** start THE RECORDS **
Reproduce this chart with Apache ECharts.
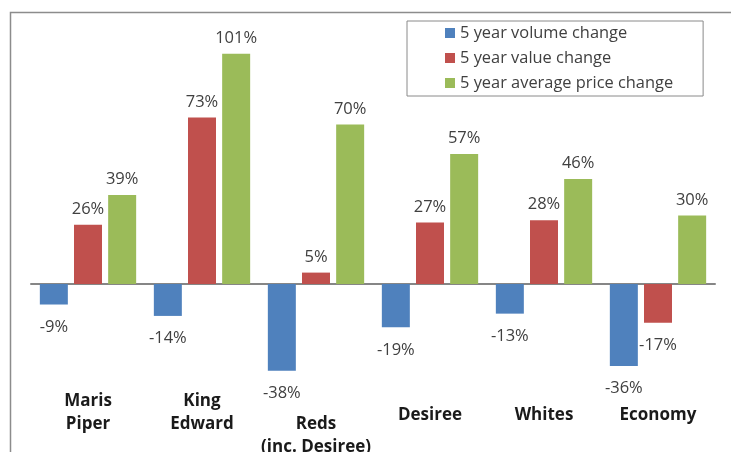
** end THE RECORDS **
** start THE RECORDS **
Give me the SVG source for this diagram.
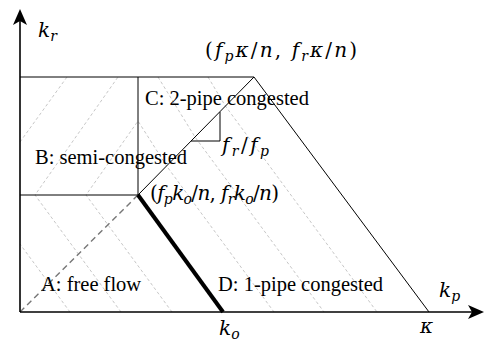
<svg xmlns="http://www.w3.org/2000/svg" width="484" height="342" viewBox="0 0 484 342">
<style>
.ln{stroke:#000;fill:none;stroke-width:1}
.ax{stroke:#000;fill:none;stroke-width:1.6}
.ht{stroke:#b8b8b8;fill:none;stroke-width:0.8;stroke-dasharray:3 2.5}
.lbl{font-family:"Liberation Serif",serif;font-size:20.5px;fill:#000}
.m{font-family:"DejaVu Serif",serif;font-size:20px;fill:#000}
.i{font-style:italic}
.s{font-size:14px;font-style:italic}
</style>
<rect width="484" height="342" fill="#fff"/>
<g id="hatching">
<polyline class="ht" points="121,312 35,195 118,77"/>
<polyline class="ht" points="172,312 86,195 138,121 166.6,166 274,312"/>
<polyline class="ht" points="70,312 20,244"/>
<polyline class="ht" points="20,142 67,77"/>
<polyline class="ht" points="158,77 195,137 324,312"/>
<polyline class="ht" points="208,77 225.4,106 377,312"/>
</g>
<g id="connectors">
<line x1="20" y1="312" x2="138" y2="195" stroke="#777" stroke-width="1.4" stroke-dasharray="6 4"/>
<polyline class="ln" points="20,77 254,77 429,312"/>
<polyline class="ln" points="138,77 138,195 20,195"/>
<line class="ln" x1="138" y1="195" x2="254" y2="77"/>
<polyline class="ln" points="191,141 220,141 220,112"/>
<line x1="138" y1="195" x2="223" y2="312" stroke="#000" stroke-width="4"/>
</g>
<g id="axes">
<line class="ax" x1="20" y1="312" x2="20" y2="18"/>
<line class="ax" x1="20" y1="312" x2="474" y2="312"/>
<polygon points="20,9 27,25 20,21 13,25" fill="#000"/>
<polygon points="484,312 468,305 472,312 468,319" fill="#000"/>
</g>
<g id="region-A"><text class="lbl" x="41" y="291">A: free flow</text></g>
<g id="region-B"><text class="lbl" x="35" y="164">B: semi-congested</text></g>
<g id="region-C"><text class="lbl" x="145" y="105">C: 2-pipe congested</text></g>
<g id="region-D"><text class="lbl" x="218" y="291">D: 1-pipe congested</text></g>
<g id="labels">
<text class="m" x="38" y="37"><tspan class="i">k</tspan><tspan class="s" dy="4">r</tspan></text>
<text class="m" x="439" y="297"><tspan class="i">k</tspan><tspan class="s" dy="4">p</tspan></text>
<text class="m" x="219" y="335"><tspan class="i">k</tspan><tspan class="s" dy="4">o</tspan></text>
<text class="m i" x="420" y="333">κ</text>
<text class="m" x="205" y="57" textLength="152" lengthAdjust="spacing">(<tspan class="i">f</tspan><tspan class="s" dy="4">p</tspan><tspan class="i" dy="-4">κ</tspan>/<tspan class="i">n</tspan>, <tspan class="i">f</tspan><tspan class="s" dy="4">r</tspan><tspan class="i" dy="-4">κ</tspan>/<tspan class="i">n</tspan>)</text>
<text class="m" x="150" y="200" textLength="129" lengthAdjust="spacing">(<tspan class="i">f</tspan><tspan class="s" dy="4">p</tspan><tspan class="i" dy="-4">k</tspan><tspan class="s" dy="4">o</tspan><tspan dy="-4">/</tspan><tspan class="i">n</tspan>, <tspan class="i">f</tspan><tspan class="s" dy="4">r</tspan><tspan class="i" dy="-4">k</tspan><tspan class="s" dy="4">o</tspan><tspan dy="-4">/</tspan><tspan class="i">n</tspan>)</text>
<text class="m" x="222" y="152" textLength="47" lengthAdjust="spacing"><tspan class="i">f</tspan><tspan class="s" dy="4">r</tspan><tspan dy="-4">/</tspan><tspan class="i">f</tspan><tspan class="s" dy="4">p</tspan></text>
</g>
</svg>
** end THE RECORDS **
- **PROBLEM DETAILS**: Answer with one number: how many lines in the listing hold "this".

- **EXERCISE SOLUTION**: 2